Cross-Team Delivery Coordination

When multiple teams must deliver a coordinated outcome, the Delivery Manager becomes the connective tissue. Here's how to coordinate without becoming a bottleneck or adding unnecessary process.

The Coordination Challenge

Cross-team delivery coordination is needed when:

  • Multiple teams contribute to a single release or feature
  • Teams share infrastructure, services, or data that must be compatible
  • A business milestone requires synchronised delivery from several squads
  • Platform changes affect multiple consuming teams simultaneously

The challenge: coordinate enough to prevent integration failures and missed deadlines, but not so much that teams lose autonomy and speed.

Coordination Mechanisms

Lightweight (Default)

Shared Slack channel: A dedicated channel for the coordinated initiative where teams post updates, flag risks, and ask questions asynchronously. Low overhead, high visibility.

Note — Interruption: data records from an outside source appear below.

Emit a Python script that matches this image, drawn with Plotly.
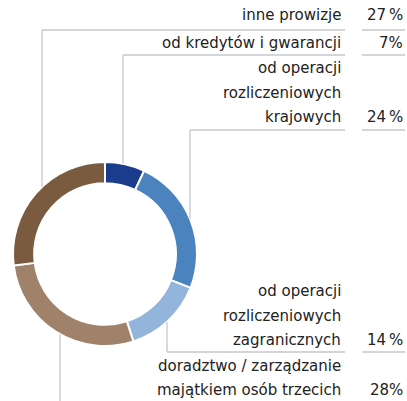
import math
import plotly.graph_objects as go

# ---- data ----
labels = [
    "od kredytów i gwarancji",
    "od operacji<br>rozliczeniowych<br>krajowych",
    "od operacji<br>rozliczeniowych<br>zagranicznych",
    "doradztwo / zarządzanie<br>majątkiem osób trzecich",
    "inne prowizje",
]
values = [7, 24, 14, 28, 27]
pct_text = ["7%", "24\u2009%", "14\u2009%", "28%", "27\u2009%"]
colors = ["#1b3b8c", "#4b83bf", "#93b4db", "#a0826b", "#7b5b3f"]

# ---- layout geometry (pixels) ----
W, H = 407, 401
CX, CY, R = 105, 254, 92
HOLE = 0.77
LINE_COLOR = "#c3c8ce"
TEXT_COLOR = "#222222"
FONT = "DejaVu Sans"
FS = 15
TEXT_RIGHT = 343
PCT_RIGHT = 405
PCT_LINE = (362, 405)

# per-slice leader config: vertical x, horizontal y (line under label), label rows
leader_x = [123, 190, 167, 60, 42]
leader_y = [55, 130, 352, 401, 30]
label_center_y = [43, 117, 340, 390, 15]   # y of last text row
row_gap = 24.5

fig = go.Figure()
fig.add_trace(go.Pie(
    labels=labels, values=values, sort=False, direction="clockwise",
    rotation=0, hole=HOLE, textinfo="none", hoverinfo="label+percent",
    marker=dict(colors=colors, line=dict(color="white", width=2)),
    domain=dict(x=[(CX - R) / W, (CX + R) / W], y=[1 - (CY + R) / H, 1 - (CY - R) / H]),
    showlegend=False,
))

shapes = []
annotations = []
for i, lab in enumerate(labels):
    lx = leader_x[i]
    ly = leader_y[i]
    dx = lx - CX
    dy = math.sqrt(max(R * R - dx * dx, 0))
    y0 = CY - dy if ly < CY else CY + dy
    shapes.append(dict(type="line", x0=lx, x1=lx, y0=y0, y1=ly,
                       line=dict(color=LINE_COLOR, width=1.3)))
    if ly < H - 2:
        shapes.append(dict(type="line", x0=lx, x1=TEXT_RIGHT + 2, y0=ly, y1=ly,
                           line=dict(color=LINE_COLOR, width=1.3)))
        shapes.append(dict(type="line", x0=PCT_LINE[0], x1=PCT_LINE[1], y0=ly, y1=ly,
                           line=dict(color=LINE_COLOR, width=1.3)))
    rows = lab.split("<br>")
    for k, row in enumerate(rows):
        yy = label_center_y[i] - (len(rows) - 1 - k) * row_gap
        annotations.append(dict(x=TEXT_RIGHT, y=yy, text=row, showarrow=False,
                                xanchor="right", yanchor="middle", xref="x", yref="y",
                                font=dict(family=FONT, size=FS, color=TEXT_COLOR)))
    annotations.append(dict(x=PCT_RIGHT, y=label_center_y[i], text=pct_text[i], showarrow=False,
                            xanchor="right", yanchor="middle", xref="x", yref="y",
                            font=dict(family=FONT, size=FS, color=TEXT_COLOR)))

fig.update_layout(
    width=W, height=H, margin=dict(l=0, r=0, t=0, b=0),
    paper_bgcolor="white", plot_bgcolor="white",
    xaxis=dict(range=[0, W], visible=False, fixedrange=True),
    yaxis=dict(range=[H, 0], visible=False, fixedrange=True),
    shapes=shapes, annotations=annotations,
)
fig.write_html(
    "out.html",
    config={"displayModeBar": False},
    post_script="document.body.style.margin='0';document.body.style.padding='0';document.body.style.overflow='hidden';",
)
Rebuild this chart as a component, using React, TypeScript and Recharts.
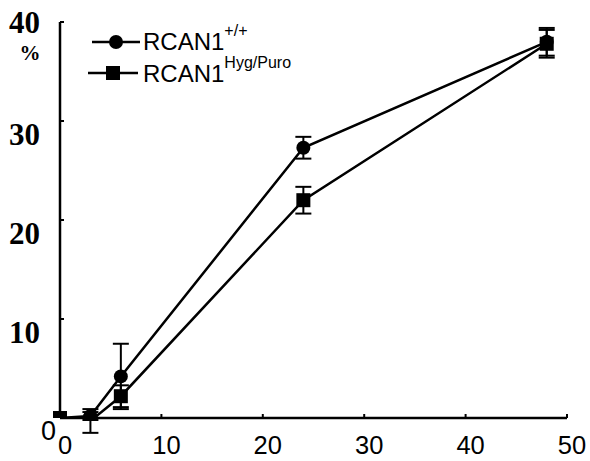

Weekly sync (30 min): One representative per team shares: what's done, what's next, what's at risk. Focus on interfaces and integration points, not internal team work.

Shared integration environment: All teams deploy to a shared environment continuously. Integration issues surface automatically through automated tests rather than manual coordination.

Medium (For Complex Coordination)

Coordination board: A Jira board or physical board showing the cross-team work items, their dependencies, and their status. Updated by each team as part of their normal workflow.

Integration testing cadence: Scheduled integration test runs (daily or per-sprint) that validate the combined output of all teams. Failures trigger immediate cross-team triage.

Shared Definition of Done: For the coordinated initiative, define what "done" means at the integration level — not just per-team. "Our API is deployed" is not done if the consuming team can't use it.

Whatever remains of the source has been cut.